Comunque quella notte scoppiò fra noi una grave crisi. Non avevamo più intenzione di viaggiare insieme e questo ce lo dicemmo a chiare note: solo che Laura aveva paura a continuare il viaggio da sola o quanto meno non sarebbe voluta nemmeno tornare in Italia. I soldi c'erano, la possibilità di dividerceli anche, ma in qualche modo questa crisi rientrò, dopo un' intera notte passata a camminare come fantasmi per le starde deserte di Daman, decidemmo di continuare a viaggiare di nuovo insieme. Già, i soldi, l'ossessione di tutti noi che invece sbandieravamo sicurezza e voglia di esperienze vuoi d'avventura, vuoi mistiche. Questo era un problema che assillava noi come tutti gli altri viaggiatori che abbiamo incontrato per la strada. Per questo motivo andando verso Bombay, mettemmo in atto un piano, un trucco che era abbastanza comune e diffuso fra la gente che viaggiava come noi a quei tempi: cioè raddoppiare i travel cheques. Mettemmo in atto questo progetto sul treno che ci portava a Bombay, devo dire con una notevole presenza scenica. Laura all'interno dello stesso treno cominciò ad agitarsi e a dire che le era stata rubata la borsa. Una volta scesi dal treno, con una serie di testimoni che potevano avvalorare le nostre parole, andammo alla stazione di polizia della stazione ferroviaria di Bombay. Feci questa dichiarazione poi al consolato italiano di Bombay per il passaporto e in seguito non ricordo più a quale banca, per farci rendere i travel cheques smarriti. Per il nuovo passaporto avevamo bisogno di una fototessera, perciò siamo andati da un fotografo. Mentre lui metteva in posa Laura e sistemava le luci parlavamo di religione, di Dio. Era un argomento che in quei giorni ci prendeva molto. Il risultato fu che ci mise totalmente a nostro agio e si vide dalla foto che ne risultò: Laura non era mai stata così bella, aveva negli occhi una luce che non avevo mai visto. Un altro piccolo miracolo indiano.
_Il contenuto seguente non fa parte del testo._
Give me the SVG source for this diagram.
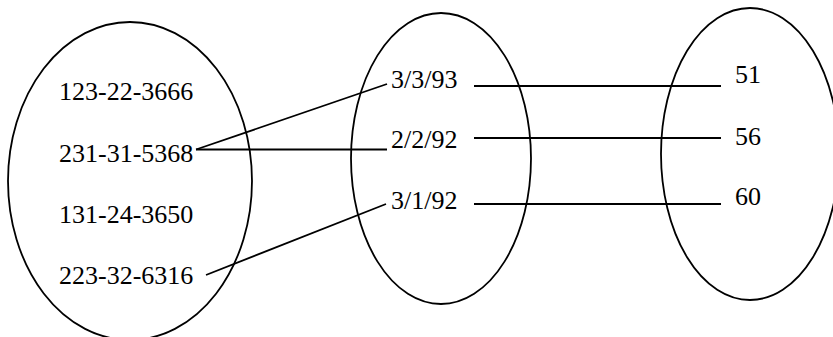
<svg xmlns="http://www.w3.org/2000/svg" width="833" height="337" viewBox="0 0 833 337">
  <style>
    .set { fill: none; stroke: #000; stroke-width: 1.8; }
    .link { stroke: #000; stroke-width: 1.8; fill: none; }
    text { font-family: "Liberation Serif", "Times New Roman", serif; font-size: 26px; fill: #000; }
  </style>
  <rect width="833" height="337" fill="#fff"/>

  <!-- Set of social security numbers -->
  <g id="ssn-set">
    <ellipse class="set" cx="130" cy="181" rx="122" ry="159"/>
    <text x="59" y="100">123-22-3666</text>
    <text x="59" y="162">231-31-5368</text>
    <text x="59" y="223">131-24-3650</text>
    <text x="59" y="284">223-32-6316</text>
  </g>

  <!-- Set of dates -->
  <g id="date-set">
    <ellipse class="set" cx="441" cy="158.5" rx="90" ry="145.5"/>
    <text x="391" y="88">3/3/93</text>
    <text x="391" y="148">2/2/92</text>
    <text x="391" y="209">3/1/92</text>
  </g>

  <!-- Set of values -->
  <g id="value-set">
    <ellipse class="set" cx="750" cy="154" rx="89" ry="146"/>
    <text x="735" y="83">51</text>
    <text x="735" y="145">56</text>
    <text x="735" y="205">60</text>
  </g>

  <!-- Mappings between the sets -->
  <g id="connectors">
    <line class="link" x1="196" y1="149.5" x2="387" y2="84"/>
    <line class="link" x1="196" y1="149.5" x2="387" y2="149.5"/>
    <line class="link" x1="206" y1="275" x2="386" y2="204"/>
    <line class="link" x1="474" y1="86" x2="721" y2="86"/>
    <line class="link" x1="474" y1="138" x2="721" y2="138"/>
    <line class="link" x1="474" y1="204" x2="721" y2="204"/>
  </g>
</svg>
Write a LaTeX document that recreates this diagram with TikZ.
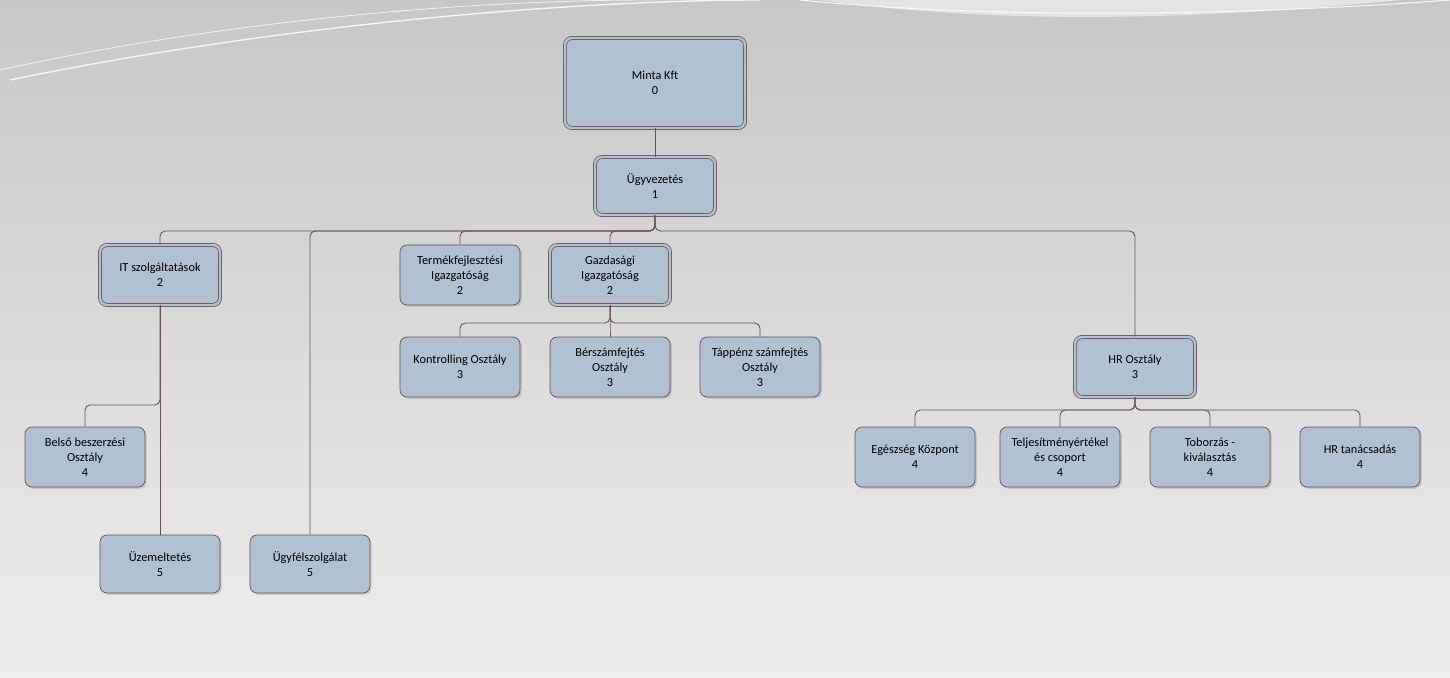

Così di passaggio in passaggio arrivammo a Siena, era la sera tardi oramai. Andammo a casa nostra, dove vivevamo in una sorta di comune e trovammo la porta chiusa, con dentro nessuno: questo a me sembrò il segno di un' avventura che era finita, la fine di un'epoca, di un sogno durato tanto tempo che veniva quasi la voglia di crederci. Presi la decisione di tornare a Grosseto a casa dei miei; lasciai lì Laura che aveva deciso di tornare a casa sua – ci saremmo rivisti solo dopo diversi mesi – e ritornai sulla strada che mi avrebbe riportato a Grosseto.